I think a prerequisite should be that the person must join the test network for a period of time and demonstrate they a proficient in managing a witness. After that a they can be released into the the pool of users that quality to be voted on for the witness role. Just like there are metrics to judge a poor performing witness, there should be metrics to prove worthy of being a witness.
Do you know how ridiculous this idea sounds? Do you think Bitcoin would exist at all if it was that easy for government agencies to shut it down? Their attack vector is to simply stand in front of the test net? I feel like I'm surrounded by crazy people.
Click this link and then re-write your post with a new solution that would prevent a government agency from taking it down: https://en.wikipedia.org/wiki/Liberty_Reserve
The only viable method I know of is that collateral bid system for delegate selection. Nobody is going to invest in Bitshares if all a govt agency has to do is shut down this website to win.
The delegate replacement process has to be easy, seamless, and as autonomous as possible. Any solution people suggest that involves asking Bytemaster to let them be a delegate is completely asinine.
I think the average person who wants to be & would make a good witness for $300 per month is not going to have a large amount of collateral.
What do you think the average collateral bid would be? (I think it could easily be less than 500k BTS per witness on average, meaning 8 million BTS required to use voter apathy to gain a 16/31 majority vs. being required to purchase 322 million BTS in the current system + the cost of having to rapidly sell them post voting in your bad witnesses but prior to an attack.)
https://bitsharestalk.org/index.php/topic,18584.msg239122.html#msg239122Also the collateral the average prospective good witness has would stay fairly stable in $ terms over time, so as the BTS CAP increased, the cost of attacking BTS in % terms via collateral bid sytem would get cheaper and cheaper. (So the collateral bid system makes BTS security weaker the more valuable BTS becomes.)
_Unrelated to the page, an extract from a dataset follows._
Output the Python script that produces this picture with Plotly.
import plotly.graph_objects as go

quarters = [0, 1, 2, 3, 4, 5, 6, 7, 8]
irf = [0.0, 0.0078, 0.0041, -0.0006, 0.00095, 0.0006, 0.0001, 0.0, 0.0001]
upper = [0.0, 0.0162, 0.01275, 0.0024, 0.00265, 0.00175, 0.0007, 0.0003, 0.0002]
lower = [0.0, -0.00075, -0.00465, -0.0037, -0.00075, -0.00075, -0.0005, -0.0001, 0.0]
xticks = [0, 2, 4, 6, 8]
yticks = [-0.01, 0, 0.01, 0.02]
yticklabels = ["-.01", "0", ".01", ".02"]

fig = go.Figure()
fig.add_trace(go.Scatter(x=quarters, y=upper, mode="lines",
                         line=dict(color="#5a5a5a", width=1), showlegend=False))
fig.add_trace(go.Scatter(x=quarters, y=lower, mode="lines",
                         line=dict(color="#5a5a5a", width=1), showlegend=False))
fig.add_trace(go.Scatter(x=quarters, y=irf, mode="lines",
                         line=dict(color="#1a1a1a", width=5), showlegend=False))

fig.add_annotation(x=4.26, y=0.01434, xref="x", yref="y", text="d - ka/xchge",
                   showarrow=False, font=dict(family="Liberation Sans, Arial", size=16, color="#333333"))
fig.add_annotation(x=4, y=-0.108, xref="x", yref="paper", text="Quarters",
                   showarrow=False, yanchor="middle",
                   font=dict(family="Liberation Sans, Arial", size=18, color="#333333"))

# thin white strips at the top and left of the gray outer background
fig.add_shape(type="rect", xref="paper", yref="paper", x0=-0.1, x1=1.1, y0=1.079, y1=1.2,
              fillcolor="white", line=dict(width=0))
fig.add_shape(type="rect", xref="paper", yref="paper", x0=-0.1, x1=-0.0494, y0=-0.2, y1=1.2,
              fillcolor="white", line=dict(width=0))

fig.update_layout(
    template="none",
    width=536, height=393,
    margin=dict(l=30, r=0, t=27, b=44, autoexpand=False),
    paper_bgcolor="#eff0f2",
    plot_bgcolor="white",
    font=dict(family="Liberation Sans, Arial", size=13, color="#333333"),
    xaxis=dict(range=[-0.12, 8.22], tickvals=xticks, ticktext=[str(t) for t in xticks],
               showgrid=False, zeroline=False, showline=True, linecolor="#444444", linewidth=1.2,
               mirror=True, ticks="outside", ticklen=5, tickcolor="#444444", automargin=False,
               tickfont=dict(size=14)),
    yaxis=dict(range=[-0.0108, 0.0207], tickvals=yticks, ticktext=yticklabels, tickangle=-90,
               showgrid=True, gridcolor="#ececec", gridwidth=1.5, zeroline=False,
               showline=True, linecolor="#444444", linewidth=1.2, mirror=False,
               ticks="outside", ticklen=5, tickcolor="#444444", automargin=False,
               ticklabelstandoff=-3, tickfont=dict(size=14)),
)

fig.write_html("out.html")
The current system to me works similarly to how shareholders elect a board of directors. It's not easy to convince shareholders to vote in a majority of bad directors. (The directors usually have a reasonable amount of service/experience & well established reputations etc.)
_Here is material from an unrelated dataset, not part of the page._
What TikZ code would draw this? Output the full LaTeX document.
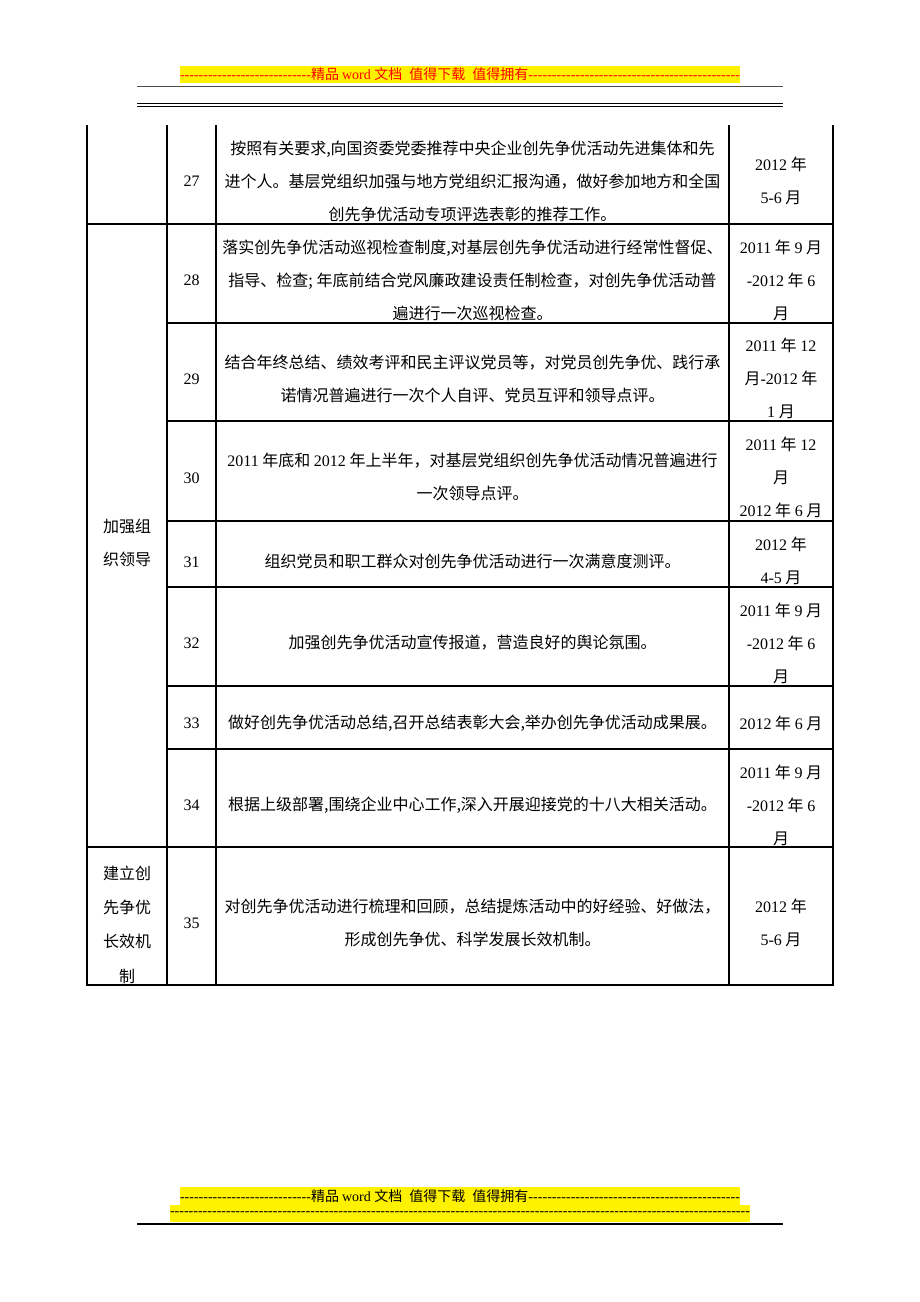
\documentclass[tikz,border=0pt]{standalone}
\usepackage{fontspec}
\setmainfont{Liberation Serif}
\newfontfamily\cjk{Noto Sans CJK SC}
\newfontfamily\lat{Liberation Serif}
\newcommand\dashrun[1]{\xleaders\hbox{-}\hskip #1\relax}
\newcommand\dashrest{\xleaders\hbox{-}\hfill}
\begin{document}
\begin{tikzpicture}[x=1pt,y=1pt]
	\tikzstyle{every node}+=[inner sep=0pt]
	\tikzstyle{grid}=[black,line width=1.3pt]
	\tikzstyle{txt}=[align=center,font=\cjk\fontsize{16}{33}\selectfont]
	\tikzstyle{num}=[font=\lat\fontsize{16}{33}\selectfont]
	\tikzstyle{banner}=[fill=yellow,font=\fontsize{14}{16}\selectfont,minimum height=17.5pt]
	\useasboundingbox (0,0) rectangle (920,-1302);
	\draw (460,-74.5) node [banner,text=red] (head) {\hbox to 560pt{\dashrun{131pt}\cjk 精品 \lat word \cjk 文档\hspace{7pt}值得下载\hspace{7pt}值得拥有\lat\dashrest}};
	\draw [gray!60!black,line width=1pt] (137,-86) -- (783,-86);
	\draw [black,line width=1.2pt] (137,-103.5) -- (783,-103.5);
	\draw [black,line width=1.2pt] (137,-106.8) -- (783,-106.8);
	\draw [grid] (87,-125) -- (87,-985) -- (833,-985) -- (833,-125);
	\draw [grid] (167,-125) -- (167,-985);
	\draw [grid] (216,-125) -- (216,-985);
	\draw [grid] (729,-125) -- (729,-985);
	\draw [grid] (87,-224) -- (833,-224);
	\draw [grid] (167,-323) -- (833,-323);
	\draw [grid] (167,-421) -- (833,-421);
	\draw [grid] (167,-521) -- (833,-521);
	\draw [grid] (167,-587) -- (833,-587);
	\draw [grid] (167,-686) -- (833,-686);
	\draw [grid] (167,-749) -- (833,-749);
	\draw [grid] (87,-847) -- (833,-847);
	\draw (127,-543) node [txt] (g2) {加强组\\织领导};
	\draw (127,-924.5) node [txt,font=\cjk\fontsize{16}{34.3}\selectfont] (g3) {建立创\\先争优\\长效机\\制};
	\draw (191.5,-181) node [num] (n27) {27};
	\draw (472.5,-181.5) node [txt] (d27) {按照有关要求,向国资委党委推荐中央企业创先争优活动先进集体和先\\进个人。基层党组织加强与地方党组织汇报沟通，做好参加地方和全国\\创先争优活动专项评选表彰的推荐工作。};
	\draw (781,-180.5) node [txt] (t27) {{\lat 2012} 年\\{\lat 5-6} 月};
	\draw (191.5,-280) node [num] (n28) {28};
	\draw (472.5,-280.5) node [txt] (d28) {落实创先争优活动巡视检查制度,对基层创先争优活动进行经常性督促、\\指导、检查; 年底前结合党风廉政建设责任制检查，对创先争优活动普\\遍进行一次巡视检查。};
	\draw (781,-280) node [txt] (t28) {{\lat 2011} 年 {\lat 9} 月\\{\lat -2012} 年 {\lat 6}\\月};
	\draw (191.5,-379) node [num] (n29) {29};
	\draw (472.5,-379) node [txt] (d29) {结合年终总结、绩效考评和民主评议党员等，对党员创先争优、践行承\\诺情况普遍进行一次个人自评、党员互评和领导点评。};
	\draw (781,-378) node [txt] (t29) {{\lat 2011} 年 {\lat 12}\\月{\lat -2012} 年\\{\lat 1} 月};
	\draw (191.5,-478) node [num] (n30) {30};
	\draw (472.5,-477) node [txt] (d30) {{\lat 2011} 年底和 {\lat 2012} 年上半年，对基层党组织创先争优活动情况普遍进行\\一次领导点评。};
	\draw (781,-477) node [txt] (t30) {{\lat 2011} 年 {\lat 12}\\月\\{\lat 2012} 年 {\lat 6} 月};
	\draw (191.5,-562) node [num] (n31) {31};
	\draw (472.5,-561) node [txt] (d31) {组织党员和职工群众对创先争优活动进行一次满意度测评。};
	\draw (781,-561) node [txt] (t31) {{\lat 2012} 年\\{\lat 4-5} 月};
	\draw (191.5,-643) node [num] (n32) {32};
	\draw (472.5,-643) node [txt] (d32) {加强创先争优活动宣传报道，营造良好的舆论氛围。};
	\draw (781,-643) node [txt] (t32) {{\lat 2011} 年 {\lat 9} 月\\{\lat -2012} 年 {\lat 6}\\月};
	\draw (191.5,-723) node [num] (n33) {33};
	\draw (472.5,-723) node [txt] (d33) {做好创先争优活动总结,召开总结表彰大会,举办创先争优活动成果展。};
	\draw (781,-723) node [txt] (t33) {{\lat 2012} 年 {\lat 6} 月};
	\draw (191.5,-805) node [num] (n34) {34};
	\draw (472.5,-805) node [txt] (d34) {根据上级部署,围绕企业中心工作,深入开展迎接党的十八大相关活动。};
	\draw (781,-805) node [txt] (t34) {{\lat 2011} 年 {\lat 9} 月\\{\lat -2012} 年 {\lat 6}\\月};
	\draw (191.5,-923) node [num] (n35) {35};
	\draw (472.5,-922.5) node [txt] (d35) {对创先争优活动进行梳理和回顾，总结提炼活动中的好经验、好做法，\\形成创先争优、科学发展长效机制。};
	\draw (781,-922.5) node [txt] (t35) {{\lat 2012} 年\\{\lat 5-6} 月};
	\draw (460,-1196) node [banner] (foot) {\hbox to 560pt{\dashrun{131pt}\cjk 精品 \lat word \cjk 文档\hspace{7pt}值得下载\hspace{7pt}值得拥有\lat\dashrest}};
	\draw (460,-1213.5) node [banner] (footdash) {\hbox to 580pt{\dashrest}};
	\draw [black,line width=1.5pt] (137,-1224) -- (783,-1224);
\end{tikzpicture}
\end{document}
Try to envision the quality of people BTS could attract when much larger & it becomes more of a statement to be a witness, pays much more, or both. As an unlikely extreme would you rather trust Max Keiser/Julian Assange as a witness or some random guy with 1 million BTS who got voted in through voter apathy? Reputation matters imo.
There is certainly an argument for having multiple communication channels that are difficult to shut down.
Edit: With regards to your concerns about voter apathy. I have them too. However we can see by looking at public companies
http://www.pwc.com/us/en/corporate-governance/publications/assets/pwc-proxypulse-april-2014.pdfThat they end up being owned by a fairly even mix of institutional and retail investors. Institutional investors vote with a majority of their shares, up to 90%, and retail investors only about 30%. This seems to still result in high voting numbers while giving smaller investors the ability to be less involved and yet have the blockchain still run smoothly.
I think with voting improvements, simplification & possibly a few incentives, hopefully we can achieve similar voting numbers long term as centralised companies which should be sufficient.